Undues is a tiny town, on a hilltop. Friendly barman. The albergue is a huge old building that has been fitted out for many pilgrims. Tragic. Just Sara and myself. Was a warm evening, slept with the doors wide open with the most incredible view of the sunset, and in the morning of the sunrise. It was so warm I did not even use a sheet or sleeping bag.


I should have looked at the map and diagram on Gronze before I started walking from Ruesta. I would have seen the incline

28 July - Day 6 - Undues de Lerda to Sanguesa - 10 km

Diary

I have forgotten. Must do the diary every evening!

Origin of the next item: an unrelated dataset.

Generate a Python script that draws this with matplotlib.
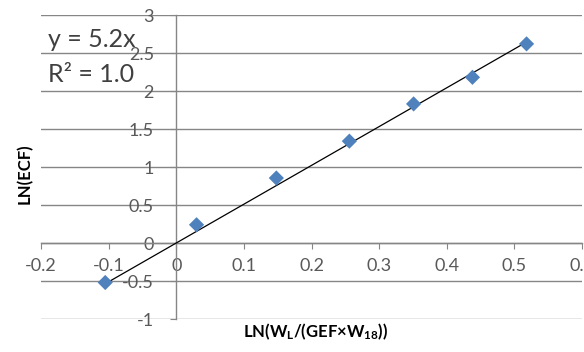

Writing now 6 months later - Walked into Sanguessa to find the albergue here still closed and people waiting outside. A much bigger town that the previous ones. The official arrived and let us in. Many rules and regulations. Went upstairs to the big airy dorm to sleep. I recall some persons talking loudly and ... awful. I recall walking the town trying to find a place for a meal. Eventually, found a place next to a garage. That night I was bitten by some bugs which flew in via the open window - horrendous- bites were still itchy and hard 2 weeks later.

View from the albergue at Undues de Lerda

You get electricity here for your car. I had never seen these back in my home country South Africa.

26 July - Day 4 - Arres to Artieda - 17 km

Diary

The Camino is about experiences. I have just arrived at the albergue at Artieda. The waitress is deaf and Spanish speaking. Thank goodness for Google Translate.

This camino is very very lonely. In Jaca it was just 6 persons, Sante Cilia 4, Arres 5. When you are walking in heat, with no shade or trees, the loneliness gets to one. Thank goodness I joined a Spanish chap, Victor, for most of today, and we both benefitted.

The reason and place I got lost yesterday were because I missed the sign as I came out of Puente la Reina de Jaca, apparently, it is as you cross the bridge. I walked 5km of the same road today as I did yesterday.
 
The scenery was most strange today. Huge sandstone, not rocks, but ...

The climb up to Artieda is steep!

At Artieda met Sara who was the only other guest/pilgrim at the hostel.

Said goodbye to Barbara at Arres

Victor shared some of his sausage with me

Rest stop. White road, Sun, No shade. HOT.

First time I had seen anything like this

Beautiful view

My dormitory of, I think, four beds and one occupant, had this balcony.

Lovely albergue high up. Clean, Lovely ablutions. Nicely packed lunch for the next day, Open for non-pilgrims as well as pilgrims - had some young archeologists.

24 July - Day 2 - San Juan de la Pena

Diary

From the albergue we took a taxi up to San Juan de la Pena. The monastery is built against a mountain. It is old. The taxi took us for a drink at Santa Cruz de la Seros where we saw interesting chimneys, and an 11th century church Sante Maria de Santa Cruz de la Seros where photographs were forbidden, a very special church (thank goodness).

Returning to the albergue we ate, and then went to the community swimming pool. The evening was spent at the bar.

So nice to be part of a Camino family with Karmen and Roberto.

At the bar that night I saw a popular Spanish dish of dried crumbled bread mixed and fried with fat, with some left over meat and olives.

Bread dusted with sugar from the bakery in Sante Cilia.

San Juan de la Pena




The lines of 'embossing' were unique to this area of Spain. The History teacher with us was very excited to see them.






Santa Cruz de la Seros





Every town in Spain, of a certain size, has to have a swimming pool. I think I was the only female at that pool in a full bathing costume. Everyone else wore bikinis.